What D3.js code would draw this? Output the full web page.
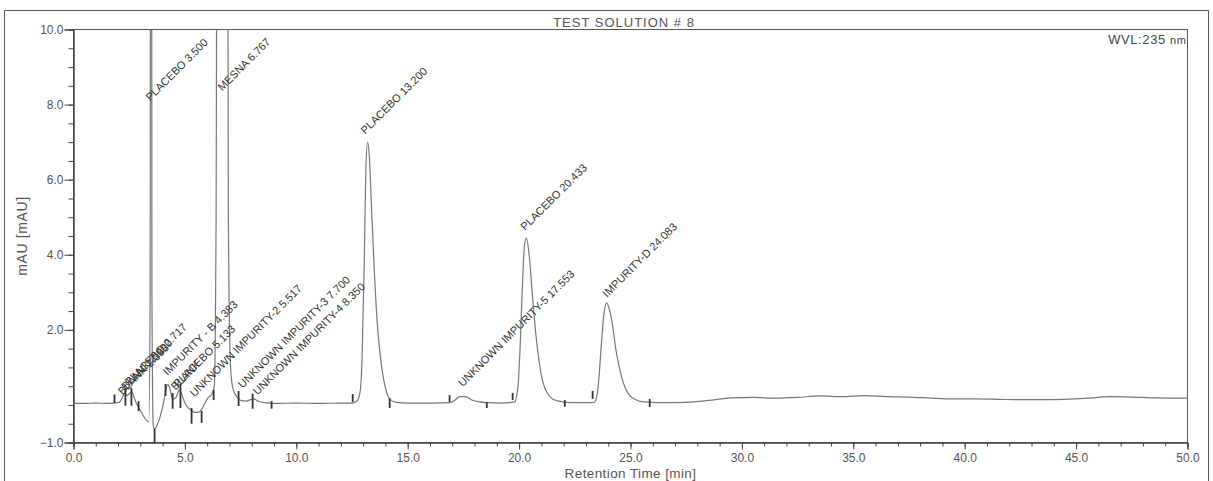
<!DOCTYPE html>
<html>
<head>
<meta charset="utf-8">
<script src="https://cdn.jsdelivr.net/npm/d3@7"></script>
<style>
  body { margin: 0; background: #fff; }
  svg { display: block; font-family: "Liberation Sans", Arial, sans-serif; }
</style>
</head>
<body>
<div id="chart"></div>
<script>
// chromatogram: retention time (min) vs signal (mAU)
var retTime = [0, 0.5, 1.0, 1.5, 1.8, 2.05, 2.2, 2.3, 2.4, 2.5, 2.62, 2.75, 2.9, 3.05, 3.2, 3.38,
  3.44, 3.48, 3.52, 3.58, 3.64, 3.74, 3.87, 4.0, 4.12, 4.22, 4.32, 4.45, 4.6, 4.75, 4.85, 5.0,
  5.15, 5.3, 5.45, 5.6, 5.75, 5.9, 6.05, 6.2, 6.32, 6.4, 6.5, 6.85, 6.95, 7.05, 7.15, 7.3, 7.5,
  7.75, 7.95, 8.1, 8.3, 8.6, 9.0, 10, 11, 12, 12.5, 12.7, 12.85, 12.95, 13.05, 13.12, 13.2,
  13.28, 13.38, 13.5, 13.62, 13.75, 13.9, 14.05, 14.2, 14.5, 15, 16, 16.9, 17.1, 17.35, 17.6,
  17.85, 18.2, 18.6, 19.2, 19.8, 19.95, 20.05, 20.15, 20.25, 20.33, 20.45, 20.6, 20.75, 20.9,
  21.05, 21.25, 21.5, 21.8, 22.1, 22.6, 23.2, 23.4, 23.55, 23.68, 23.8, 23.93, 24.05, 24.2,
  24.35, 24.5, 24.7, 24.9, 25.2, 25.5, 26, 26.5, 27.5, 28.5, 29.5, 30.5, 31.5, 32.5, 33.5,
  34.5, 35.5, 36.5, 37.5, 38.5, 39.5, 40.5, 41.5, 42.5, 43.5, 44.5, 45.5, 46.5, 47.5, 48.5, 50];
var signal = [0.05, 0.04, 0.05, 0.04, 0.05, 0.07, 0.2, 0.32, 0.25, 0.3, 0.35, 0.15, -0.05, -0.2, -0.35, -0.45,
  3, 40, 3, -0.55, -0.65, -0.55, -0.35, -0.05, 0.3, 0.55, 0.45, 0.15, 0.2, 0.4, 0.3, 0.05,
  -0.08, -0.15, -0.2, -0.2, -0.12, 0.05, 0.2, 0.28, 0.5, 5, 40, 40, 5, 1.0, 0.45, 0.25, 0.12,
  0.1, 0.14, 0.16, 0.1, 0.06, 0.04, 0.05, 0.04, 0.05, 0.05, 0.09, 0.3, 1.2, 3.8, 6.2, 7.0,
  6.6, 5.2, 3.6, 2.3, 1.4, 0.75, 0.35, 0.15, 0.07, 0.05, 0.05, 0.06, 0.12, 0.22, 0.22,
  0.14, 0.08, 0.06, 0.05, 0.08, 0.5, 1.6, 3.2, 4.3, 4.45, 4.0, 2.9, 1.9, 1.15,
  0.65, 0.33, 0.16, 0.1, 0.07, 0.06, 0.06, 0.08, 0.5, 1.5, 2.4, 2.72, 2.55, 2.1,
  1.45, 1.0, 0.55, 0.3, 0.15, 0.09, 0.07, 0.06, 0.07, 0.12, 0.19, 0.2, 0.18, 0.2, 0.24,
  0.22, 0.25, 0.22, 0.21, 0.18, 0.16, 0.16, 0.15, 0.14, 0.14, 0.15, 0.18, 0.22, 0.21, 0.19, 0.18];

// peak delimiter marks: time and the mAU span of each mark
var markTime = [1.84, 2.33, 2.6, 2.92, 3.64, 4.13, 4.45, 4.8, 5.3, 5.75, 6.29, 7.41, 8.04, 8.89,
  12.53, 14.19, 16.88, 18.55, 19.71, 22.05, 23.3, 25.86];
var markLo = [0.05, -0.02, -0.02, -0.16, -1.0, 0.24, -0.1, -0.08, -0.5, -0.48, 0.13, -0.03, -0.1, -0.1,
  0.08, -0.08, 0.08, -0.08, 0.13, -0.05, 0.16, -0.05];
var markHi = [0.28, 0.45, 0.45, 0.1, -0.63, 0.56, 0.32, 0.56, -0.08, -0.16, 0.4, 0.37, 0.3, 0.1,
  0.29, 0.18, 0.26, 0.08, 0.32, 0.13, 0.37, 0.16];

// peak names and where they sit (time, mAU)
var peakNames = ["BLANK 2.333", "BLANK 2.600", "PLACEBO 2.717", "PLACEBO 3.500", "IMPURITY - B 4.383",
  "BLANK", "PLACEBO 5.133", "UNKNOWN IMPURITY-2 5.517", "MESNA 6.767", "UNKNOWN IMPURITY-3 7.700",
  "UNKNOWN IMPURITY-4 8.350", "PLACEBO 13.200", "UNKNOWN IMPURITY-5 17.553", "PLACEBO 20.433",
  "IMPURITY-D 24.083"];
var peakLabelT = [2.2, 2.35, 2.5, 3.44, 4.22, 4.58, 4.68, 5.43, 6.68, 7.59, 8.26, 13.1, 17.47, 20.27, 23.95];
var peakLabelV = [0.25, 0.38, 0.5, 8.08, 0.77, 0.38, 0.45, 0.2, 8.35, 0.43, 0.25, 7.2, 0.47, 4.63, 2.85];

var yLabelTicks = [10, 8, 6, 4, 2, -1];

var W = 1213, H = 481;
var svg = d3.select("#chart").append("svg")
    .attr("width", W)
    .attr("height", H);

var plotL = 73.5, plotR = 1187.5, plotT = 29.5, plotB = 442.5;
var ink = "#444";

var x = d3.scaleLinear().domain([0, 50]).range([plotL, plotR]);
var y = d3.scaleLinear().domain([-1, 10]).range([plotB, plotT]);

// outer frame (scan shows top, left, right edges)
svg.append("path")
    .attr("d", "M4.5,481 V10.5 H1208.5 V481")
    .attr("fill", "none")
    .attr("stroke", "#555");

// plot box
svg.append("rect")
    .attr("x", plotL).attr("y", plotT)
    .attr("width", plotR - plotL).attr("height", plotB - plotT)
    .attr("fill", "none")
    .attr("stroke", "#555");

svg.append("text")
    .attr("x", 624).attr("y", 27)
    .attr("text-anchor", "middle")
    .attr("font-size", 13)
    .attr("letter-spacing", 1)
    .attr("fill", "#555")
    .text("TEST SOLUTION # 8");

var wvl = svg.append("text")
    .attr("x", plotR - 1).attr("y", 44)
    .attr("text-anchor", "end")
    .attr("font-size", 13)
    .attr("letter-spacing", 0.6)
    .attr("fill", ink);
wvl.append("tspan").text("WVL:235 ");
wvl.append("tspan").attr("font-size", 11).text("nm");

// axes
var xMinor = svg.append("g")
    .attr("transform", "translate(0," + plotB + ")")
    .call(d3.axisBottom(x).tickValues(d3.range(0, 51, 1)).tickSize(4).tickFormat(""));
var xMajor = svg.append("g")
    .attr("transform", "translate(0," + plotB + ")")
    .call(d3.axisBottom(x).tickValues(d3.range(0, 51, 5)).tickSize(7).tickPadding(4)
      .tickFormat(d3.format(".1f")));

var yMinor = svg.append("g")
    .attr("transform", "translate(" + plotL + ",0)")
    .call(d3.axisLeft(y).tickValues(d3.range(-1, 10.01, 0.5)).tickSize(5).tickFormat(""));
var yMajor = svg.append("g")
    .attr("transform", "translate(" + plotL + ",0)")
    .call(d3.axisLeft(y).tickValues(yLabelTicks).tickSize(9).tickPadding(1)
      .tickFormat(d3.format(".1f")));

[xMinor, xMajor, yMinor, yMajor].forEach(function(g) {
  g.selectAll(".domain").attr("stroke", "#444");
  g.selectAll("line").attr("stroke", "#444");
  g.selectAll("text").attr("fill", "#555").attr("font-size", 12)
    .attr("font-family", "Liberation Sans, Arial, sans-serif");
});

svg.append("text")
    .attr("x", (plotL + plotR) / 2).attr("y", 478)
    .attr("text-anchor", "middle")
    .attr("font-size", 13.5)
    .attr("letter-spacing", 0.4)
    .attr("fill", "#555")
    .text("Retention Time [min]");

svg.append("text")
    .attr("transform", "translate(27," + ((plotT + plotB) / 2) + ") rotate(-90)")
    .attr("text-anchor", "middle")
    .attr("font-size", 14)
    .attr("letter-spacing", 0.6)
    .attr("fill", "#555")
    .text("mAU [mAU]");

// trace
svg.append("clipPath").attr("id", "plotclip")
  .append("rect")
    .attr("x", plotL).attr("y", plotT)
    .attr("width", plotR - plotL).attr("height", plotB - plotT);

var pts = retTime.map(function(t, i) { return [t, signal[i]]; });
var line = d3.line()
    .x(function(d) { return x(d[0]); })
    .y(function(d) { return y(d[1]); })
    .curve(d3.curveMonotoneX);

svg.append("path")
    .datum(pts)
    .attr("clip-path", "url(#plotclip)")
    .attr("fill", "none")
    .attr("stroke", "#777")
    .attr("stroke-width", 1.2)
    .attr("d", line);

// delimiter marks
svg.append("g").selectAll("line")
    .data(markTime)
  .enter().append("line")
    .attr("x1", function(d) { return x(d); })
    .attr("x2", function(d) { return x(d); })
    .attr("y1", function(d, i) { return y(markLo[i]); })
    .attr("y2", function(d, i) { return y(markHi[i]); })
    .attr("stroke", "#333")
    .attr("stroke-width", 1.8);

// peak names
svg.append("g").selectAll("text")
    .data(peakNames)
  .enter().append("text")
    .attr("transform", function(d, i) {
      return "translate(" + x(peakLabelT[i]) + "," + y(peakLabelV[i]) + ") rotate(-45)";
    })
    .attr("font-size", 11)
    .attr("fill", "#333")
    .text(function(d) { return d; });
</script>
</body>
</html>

|---|

REQUIREMENT: Extract the lines exactly, please: the first line of the listing, the line with "0.21, 0.19, 0.18];", and every line between them, but no pictures.

TASK OUTPUT:
What D3.js code would draw this? Output the full web page.
<!DOCTYPE html>
<html>
<head>
<meta charset="utf-8">
<script src="https://cdn.jsdelivr.net/npm/d3@7"></script>
<style>
  body { margin: 0; background: #fff; }
  svg { display: block; font-family: "Liberation Sans", Arial, sans-serif; }
</style>
</head>
<body>
<div id="chart"></div>
<script>
// chromatogram: retention time (min) vs signal (mAU)
var retTime = [0, 0.5, 1.0, 1.5, 1.8, 2.05, 2.2, 2.3, 2.4, 2.5, 2.62, 2.75, 2.9, 3.05, 3.2, 3.38,
  3.44, 3.48, 3.52, 3.58, 3.64, 3.74, 3.87, 4.0, 4.12, 4.22, 4.32, 4.45, 4.6, 4.75, 4.85, 5.0,
  5.15, 5.3, 5.45, 5.6, 5.75, 5.9, 6.05, 6.2, 6.32, 6.4, 6.5, 6.85, 6.95, 7.05, 7.15, 7.3, 7.5,
  7.75, 7.95, 8.1, 8.3, 8.6, 9.0, 10, 11, 12, 12.5, 12.7, 12.85, 12.95, 13.05, 13.12, 13.2,
  13.28, 13.38, 13.5, 13.62, 13.75, 13.9, 14.05, 14.2, 14.5, 15, 16, 16.9, 17.1, 17.35, 17.6,
  17.85, 18.2, 18.6, 19.2, 19.8, 19.95, 20.05, 20.15, 20.25, 20.33, 20.45, 20.6, 20.75, 20.9,
  21.05, 21.25, 21.5, 21.8, 22.1, 22.6, 23.2, 23.4, 23.55, 23.68, 23.8, 23.93, 24.05, 24.2,
  24.35, 24.5, 24.7, 24.9, 25.2, 25.5, 26, 26.5, 27.5, 28.5, 29.5, 30.5, 31.5, 32.5, 33.5,
  34.5, 35.5, 36.5, 37.5, 38.5, 39.5, 40.5, 41.5, 42.5, 43.5, 44.5, 45.5, 46.5, 47.5, 48.5, 50];
var signal = [0.05, 0.04, 0.05, 0.04, 0.05, 0.07, 0.2, 0.32, 0.25, 0.3, 0.35, 0.15, -0.05, -0.2, -0.35, -0.45,
  3, 40, 3, -0.55, -0.65, -0.55, -0.35, -0.05, 0.3, 0.55, 0.45, 0.15, 0.2, 0.4, 0.3, 0.05,
  -0.08, -0.15, -0.2, -0.2, -0.12, 0.05, 0.2, 0.28, 0.5, 5, 40, 40, 5, 1.0, 0.45, 0.25, 0.12,
  0.1, 0.14, 0.16, 0.1, 0.06, 0.04, 0.05, 0.04, 0.05, 0.05, 0.09, 0.3, 1.2, 3.8, 6.2, 7.0,
  6.6, 5.2, 3.6, 2.3, 1.4, 0.75, 0.35, 0.15, 0.07, 0.05, 0.05, 0.06, 0.12, 0.22, 0.22,
  0.14, 0.08, 0.06, 0.05, 0.08, 0.5, 1.6, 3.2, 4.3, 4.45, 4.0, 2.9, 1.9, 1.15,
  0.65, 0.33, 0.16, 0.1, 0.07, 0.06, 0.06, 0.08, 0.5, 1.5, 2.4, 2.72, 2.55, 2.1,
  1.45, 1.0, 0.55, 0.3, 0.15, 0.09, 0.07, 0.06, 0.07, 0.12, 0.19, 0.2, 0.18, 0.2, 0.24,
  0.22, 0.25, 0.22, 0.21, 0.18, 0.16, 0.16, 0.15, 0.14, 0.14, 0.15, 0.18, 0.22, 0.21, 0.19, 0.18];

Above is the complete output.